En
ce 5 juillet, j’aurais souhaité écrire un billet un peu plus léger mais hélas,
l’actualité m’oblige à terminer l’année scolaire sur une note de profonde
tristesse. Un parent d’élève d’une école d’Albi a assassiné une collègue
enseignante sur son lieu de travail, devant les élèves, mettant fin à sa vie d’une
façon atroce et douloureuse.
Vendredi
4 juillet, dernier jour de classe de l’année scolaire, Fabienne, sans aucun
doute, s’était rendue à son travail le cœur léger. Le dernier jour de classe
est dans l’année un moment à part que les élèves apprécient particulièrement,
ainsi que les enseignants. Tout le monde
est détendu, c’est le jour des petits mots, des échanges d’adresses, des
au revoir, des remerciements parfois. C’est le moment où l’enseignant fait le
bilan de son année, se réjouit du travail accompli, même s’il n’est pas aisé
tous les jours. Fabienne n’a pas eu l’heur de vivre ces instants, en guise de
remerciement, c’est la mort qui l’attendait par le coup de couteau d’une mère d’élève.
La
communauté enseignante est abasourdie. À cette tristesse s’ajoute une réelle amertume.
Les
indignations, consternations, et autres protestations officielles ne changeront
rien au fait que ce triste événement n’est pas sans rapport avec la dégradation
des conditions du métier, déconsidéré, privé de son autorité ; des écoles
moulins à vent, dans lesquelles les parents rois circulent librement, leur statut de parent d’élève
leur ouvrant toutes les portes.
Le
traitement par la presse est inconvenant. Les journalistes n’hésitent pas à parler
de « présumé meurtrière », alors que le crime a été commis dans un
lieu public, devant quantité de témoins. Puis comme pour minimiser la chose, reprennent
en chœur l’argumentaire officiel : l’auteur avait des antécédents
psychiatriques : cela est-il une circonstance atténuante ? Cela
diminue-t-il la gravité de l’acte ? Si cela s’avère exact, alors nous
sommes en droit de nous demander pourquoi un individu présentant un tel danger
pour la société était en libre circulation et avait de plus le droit de pénétrer
dans une école ?
Puis,
pour bien enfoncer le clou, les medias, porte-paroles des instances, nous
expliquent que ce type d’événement est
très rare, statistiques à l’appui. Comme si la rareté pouvait édulcorer l’acte.
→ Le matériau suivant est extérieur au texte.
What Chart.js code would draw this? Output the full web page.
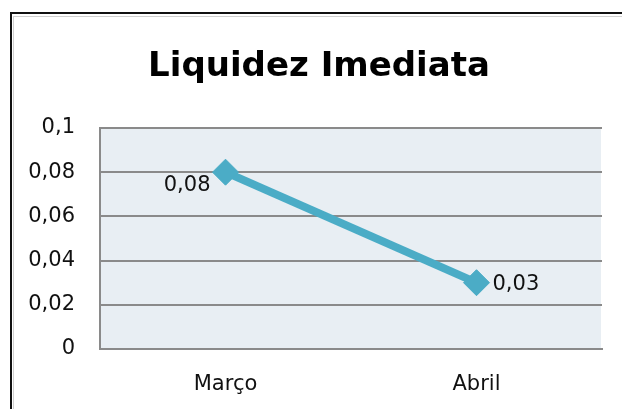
<!DOCTYPE html>
<html>
<head>
<meta charset="utf-8">
<script src="https://cdn.jsdelivr.net/npm/chart.js@4"></script>
<style>
  html, body { margin: 0; padding: 0; background: #fff; }
  #wrap { position: relative; width: 622px; height: 409px; overflow: hidden; }
  #frame { position: absolute; left: 10px; top: 12px; width: 700px; height: 500px;
           border-left: 2px solid #111; border-top: 2px solid #111; }
  #frame2 { position: absolute; left: 13px; top: 16px; width: 700px; height: 500px;
            border-left: 1px solid #d0d0d0; border-top: 1px solid #d0d0d0; }
  canvas { position: absolute; left: 0; top: 0; }
</style>
</head>
<body>
<div id="wrap">
  <div id="frame"></div>
  <div id="frame2"></div>
  <canvas id="c" width="622" height="409"></canvas>
</div>
<script>
const titleText = "Liquidez Imediata";
const categories = ["Março", "Abril"];
const values = [0.08, 0.03];
const dataLabels = ["0,08", "0,03"];
const yTicks = [0, 0.02, 0.04, 0.06, 0.08, 0.1];
const yTickLabels = ["0", "0,02", "0,04", "0,06", "0,08", "0,1"];

const FONT = "'DejaVu Sans', sans-serif";

const plotBg = {
  id: 'plotBg',
  beforeDraw(chart) {
    const a = chart.chartArea, ctx = chart.ctx;
    ctx.save();
    ctx.fillStyle = '#e8eef3';
    ctx.fillRect(a.left, a.top, a.right - a.left - 1, a.bottom - a.top);
    ctx.restore();
  }
};

const titleDraw = {
  id: 'titleDraw',
  afterDraw(chart) {
    const ctx = chart.ctx;
    ctx.save();
    ctx.font = "bold 34px " + FONT;
    ctx.fillStyle = '#000';
    ctx.textAlign = 'center';
    ctx.textBaseline = 'alphabetic';
    ctx.fillText(titleText, 319, 76);
    ctx.restore();
  }
};

const pointLabels = {
  id: 'pointLabels',
  afterDatasetsDraw(chart) {
    const ctx = chart.ctx;
    const meta = chart.getDatasetMeta(0);
    const place = [
      { align: 'right', dx: -15, dy: 13 },
      { align: 'left', dx: 16, dy: 2 }
    ];
    ctx.save();
    ctx.font = "21px " + FONT;
    ctx.fillStyle = '#111';
    ctx.textBaseline = 'middle';
    meta.data.forEach((pt, i) => {
      const p = place[i];
      ctx.textAlign = p.align;
      ctx.fillText(dataLabels[i], pt.x + p.dx, pt.y + p.dy);
    });
    ctx.restore();
  }
};

new Chart(document.getElementById('c'), {
  type: 'line',
  data: {
    labels: categories,
    datasets: [{
      data: values,
      borderColor: '#4bacc6',
      backgroundColor: '#4bacc6',
      borderWidth: 8,
      pointStyle: 'rectRot',
      pointRadius: 13,
      pointBorderWidth: 1,
      pointBackgroundColor: '#4bacc6',
      pointBorderColor: '#4bacc6',
      tension: 0
    }]
  },
  options: {
    responsive: false,
    animation: false,
    devicePixelRatio: 1,
    layout: { padding: { left: 0, right: 20, top: 128, bottom: 0 } },
    plugins: {
      legend: { display: false },
      tooltip: { enabled: false },
      title: { display: false }
    },
    scales: {
      x: {
        offset: true,
        grid: { display: false, drawTicks: false },
        border: { display: true, color: '#8a8a8a', width: 2 },
        ticks: { color: '#111', font: { family: FONT, size: 21 }, padding: 23, maxRotation: 0 },
        afterFit(s) { s.height = 60; }
      },
      y: {
        min: 0, max: 0.1,
        afterBuildTicks(s) { s.ticks = yTicks.map(v => ({ value: v })); },
        grid: { color: '#8a8a8a', lineWidth: 2, drawTicks: false },
        border: { display: true, color: '#8a8a8a', width: 2 },
        ticks: {
          color: '#111',
          font: { family: FONT, size: 21 },
          padding: 25,
          callback(v) { const i = yTicks.indexOf(v); return i >= 0 ? yTickLabels[i] : ''; }
        },
        afterFit(s) { s.width = 100; }
      }
    }
  },
  plugins: [plotBg, pointLabels, titleDraw]
});
</script>
</body>
</html>
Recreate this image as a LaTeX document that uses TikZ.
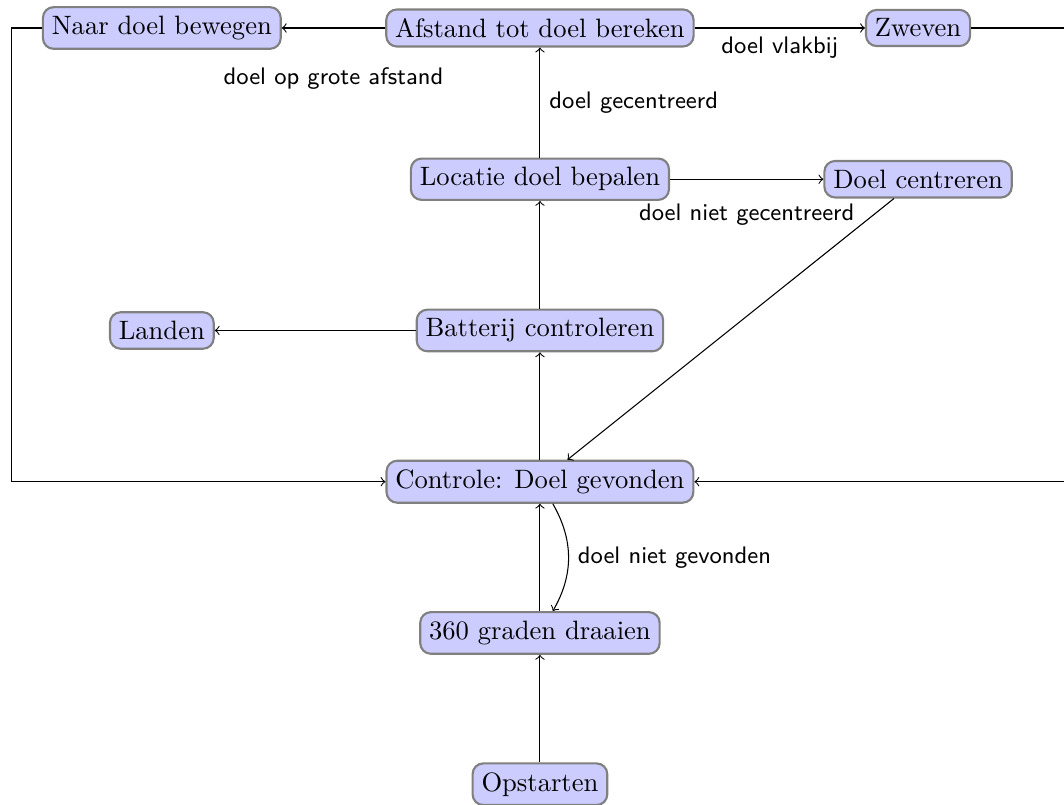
\documentclass[tikz,border=0pt]{standalone}
\usepackage{tikz}
\usetikzlibrary{arrows, positioning}

\begin{document}
\begin{tikzpicture}[->, stap/.style={draw=gray, thick, rounded corners, fill=blue!20}, lbl/.style={font=\small\sffamily}]
\useasboundingbox (-7.14,-0.27) rectangle (6.93,10.37);

\node[stap] (opstarten) at (0,0) {Opstarten};
\node[stap] (draaien) at (0,2) {360 graden draaien};
\node[stap] (controle) at (0,4) {Controle: Doel gevonden};
\node[stap] (batterij) at (0,6) {Batterij controleren};
\node[stap] (landen) at (-5,6) {Landen};
\node[stap] (locatie) at (0,8) {Locatie doel bepalen};
\node[stap] (centreren) at (5,8) {Doel centreren};
\node[stap] (afstand) at (0,10) {Afstand tot doel bereken};
\node[stap] (bewegen) at (-5,10) {Naar doel bewegen};
\node[stap] (zweven) at (5,10) {Zweven};

\draw (opstarten) -- (draaien);
\draw (draaien) -- (controle);
\draw ([xshift=0.17cm]controle.south) to[bend left] node[lbl, right] {doel niet gevonden} ([xshift=0.17cm]draaien.north);
\draw (controle) -- (batterij);
\draw (batterij) -- (landen);
\draw (batterij) -- (locatie);
\draw (locatie) -- node[lbl, below=0.2cm] {doel niet gecentreerd} (centreren);
\draw (centreren) -- (controle);
\draw (locatie) -- node[lbl, right] {doel gecentreerd} (afstand);
\draw (afstand) -- node[lbl, below=0.4cm] {doel op grote afstand} (bewegen);
\draw (afstand) -- node[lbl, below] {doel vlakbij} (zweven);
\draw (bewegen.west) -- ++(-0.4,0) |- (controle.west);
\draw (zweven.east) -- ++(1.5,0) |- (controle.east);

\end{tikzpicture}
\end{document}
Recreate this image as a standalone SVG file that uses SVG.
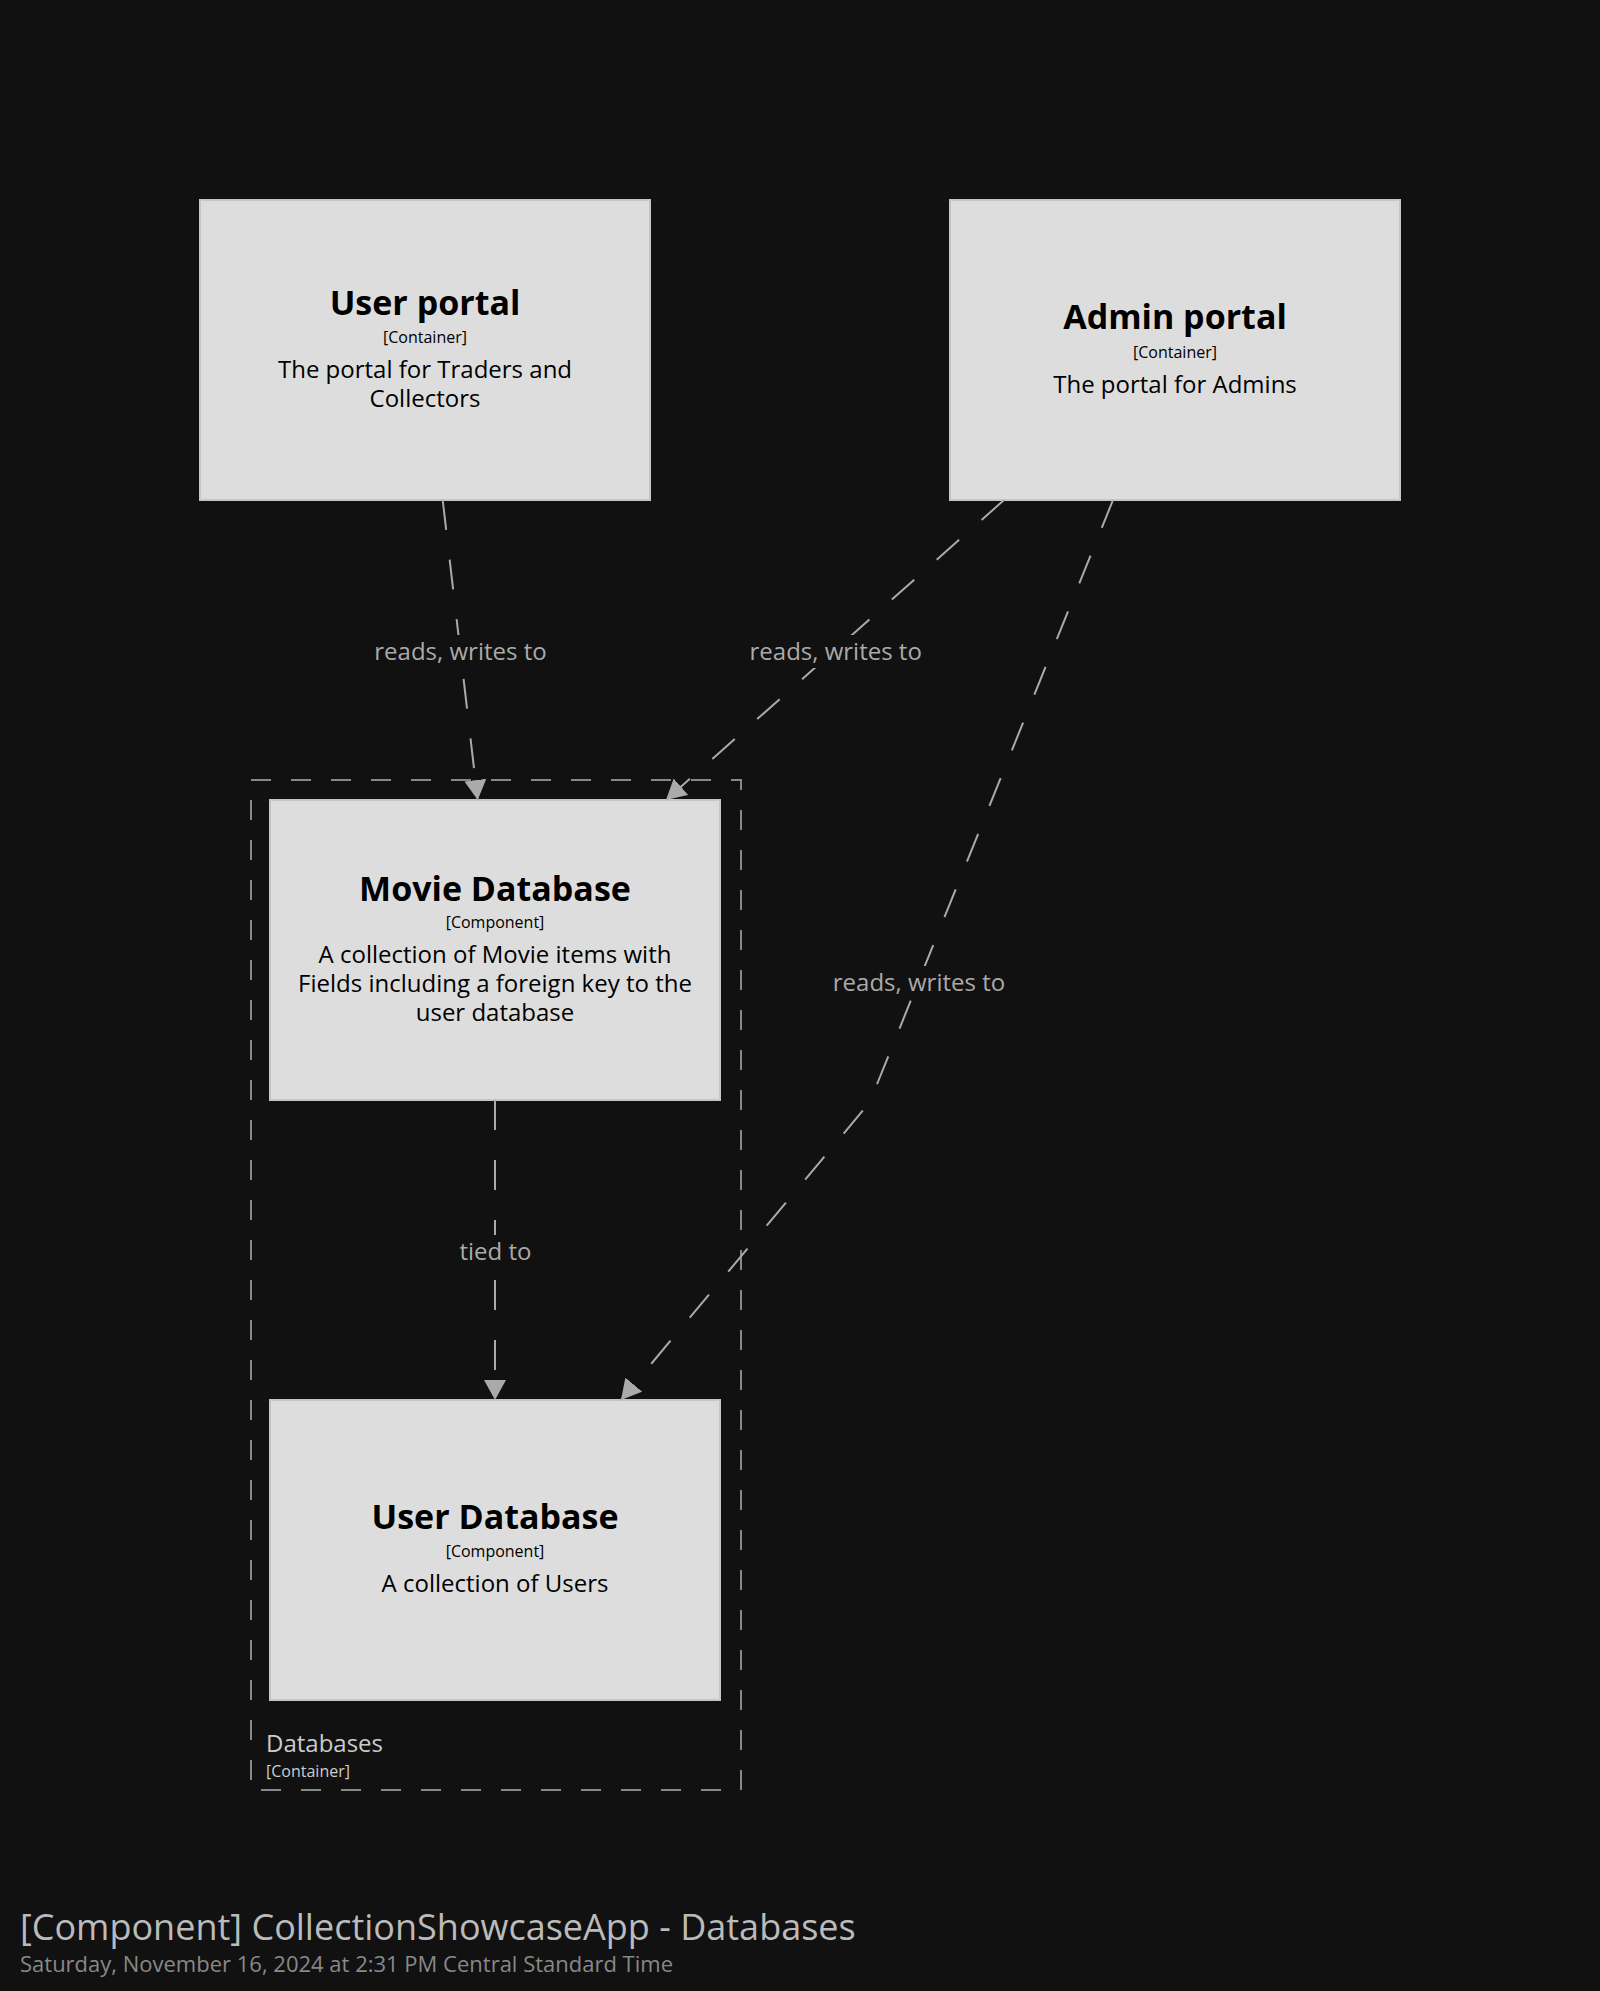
<svg xmlns="http://www.w3.org/2000/svg" width="1600" height="1991" viewBox="0 0 1600 1991">
<style>
  text { font-family: "Open Sans", "Noto Sans", "DejaVu Sans", sans-serif; }
  .box { fill: #dddddd; stroke: #c6c6c6; stroke-width: 2; }
  .name { font-size: 34px; font-weight: bold; fill: #000000; text-anchor: middle; }
  .meta { font-size: 16px; fill: #000000; text-anchor: middle; }
  .desc { font-size: 24px; fill: #000000; text-anchor: middle; }
  .edge { fill: none; stroke: #aaaaaa; stroke-width: 2; stroke-dasharray: 30 30; }
  .lbl { font-size: 24px; fill: #aaaaaa; text-anchor: middle; }
  .lblbg { fill: #111111; }
  .boundary { fill: none; stroke: #888888; stroke-width: 2; stroke-dasharray: 20 20; }
</style>
<defs>
  <marker id="arrow" markerUnits="userSpaceOnUse" markerWidth="20" markerHeight="22" refX="20" refY="11" orient="auto" viewBox="0 0 20 22">
    <path d="M0,0 L20,11 L0,22 Z" fill="#aaaaaa" stroke="none"/>
  </marker>
</defs>
<rect x="0" y="0" width="1600" height="1991" fill="#111111"/>

<g id="boundary-databases">
  <rect class="boundary" x="251" y="780" width="490" height="1010"/>
  <text x="266" y="1752" font-size="24" fill="#cccccc">Databases</text>
  <text x="266" y="1777" font-size="16" fill="#cccccc">[Container]</text>
</g>

<g id="node-user-portal">
  <rect class="box" x="200" y="200" width="450" height="300"/>
  <text class="name" x="425" y="315">User portal</text>
  <text class="meta" x="425" y="343">[Container]</text>
  <text class="desc" x="425" y="378">The portal for Traders and</text>
  <text class="desc" x="425" y="407">Collectors</text>
</g>

<g id="node-admin-portal">
  <rect class="box" x="950" y="200" width="450" height="300"/>
  <text class="name" x="1175" y="329">Admin portal</text>
  <text class="meta" x="1175" y="358">[Container]</text>
  <text class="desc" x="1175" y="393">The portal for Admins</text>
</g>

<g id="node-movie-database">
  <rect class="box" x="270" y="800" width="450" height="300"/>
  <text class="name" x="495" y="901">Movie Database</text>
  <text class="meta" x="495" y="928">[Component]</text>
  <text class="desc" x="495" y="963">A collection of Movie items with</text>
  <text class="desc" x="495" y="992">Fields including a foreign key to the</text>
  <text class="desc" x="495" y="1021">user database</text>
</g>

<g id="node-user-database">
  <rect class="box" x="270" y="1400" width="450" height="300"/>
  <text class="name" x="495" y="1529">User Database</text>
  <text class="meta" x="495" y="1557">[Component]</text>
  <text class="desc" x="495" y="1592">A collection of Users</text>
</g>

<g id="connectors">
  <path class="edge" d="M442.7,500 L477.7,800" marker-end="url(#arrow)"/>
  <path class="edge" d="M1004,500 L666,800" marker-end="url(#arrow)"/>
  <path class="edge" d="M1113,500 L877.5,1083 Q871.5,1099 862.7,1110.7 L621,1400" marker-end="url(#arrow)"/>
  <path class="edge" d="M495,1100 L495,1400" marker-end="url(#arrow)"/>

  <rect class="lblbg" x="372" y="635" width="178" height="33"/>
  <text class="lbl" x="460.5" y="660">reads, writes to</text>
  <rect class="lblbg" x="747" y="635" width="178" height="33"/>
  <text class="lbl" x="835.7" y="660">reads, writes to</text>
  <rect class="lblbg" x="830" y="966" width="178" height="33"/>
  <text class="lbl" x="919" y="991">reads, writes to</text>
  <rect class="lblbg" x="457" y="1235" width="77" height="33"/>
  <text class="lbl" x="495.5" y="1260">tied to</text>
</g>

<g id="title">
  <text x="20" y="1940" font-size="36" fill="#bbbbbb">[Component] CollectionShowcaseApp - Databases</text>
  <text x="20" y="1972" font-size="22" fill="#888888">Saturday, November 16, 2024 at 2:31 PM Central Standard Time</text>
</g>
</svg>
Ce qu’ils oublient de souligner, c’est que, même si effectivement les meurtres ne
sont pas encore fréquents, les agressions, violences et harcèlements émanant de
parents d’élèves le sont de plus en plus, tout particulièrement en Primaire
(voir le tout dernier
rapport de l’Insee). Curieusement, cela n’intéresse guère les journalistes.
Enfin,
pour couronner le tout, les journaux de 20 heures, à l’unisson du cynisme,
faisaient hier soir leur une sur la défaite de l’équipe de France de football au
mondial. Quand une société en est arrivée à ce niveau de détestation, de dénigrement de son école publique, de ses
enseignants, et finalement de ses élèves, comment peut-on croire toutes les intentions
et belles paroles des dirigeants qui disent vouloir « protéger l’école mais sans toutefois la fermer». Benoît Hamon qui s’est immédiatement rendu sur
place a déclaré : « Cet acte ne doit pas faire oublier que dans cette école, on a mené à bien un projet éducatif, réussi à dialoguer avec les parents...» Il est des moments où la parole devient indécente.
Toutes mes pensées vont à Fabienne et à ses proches.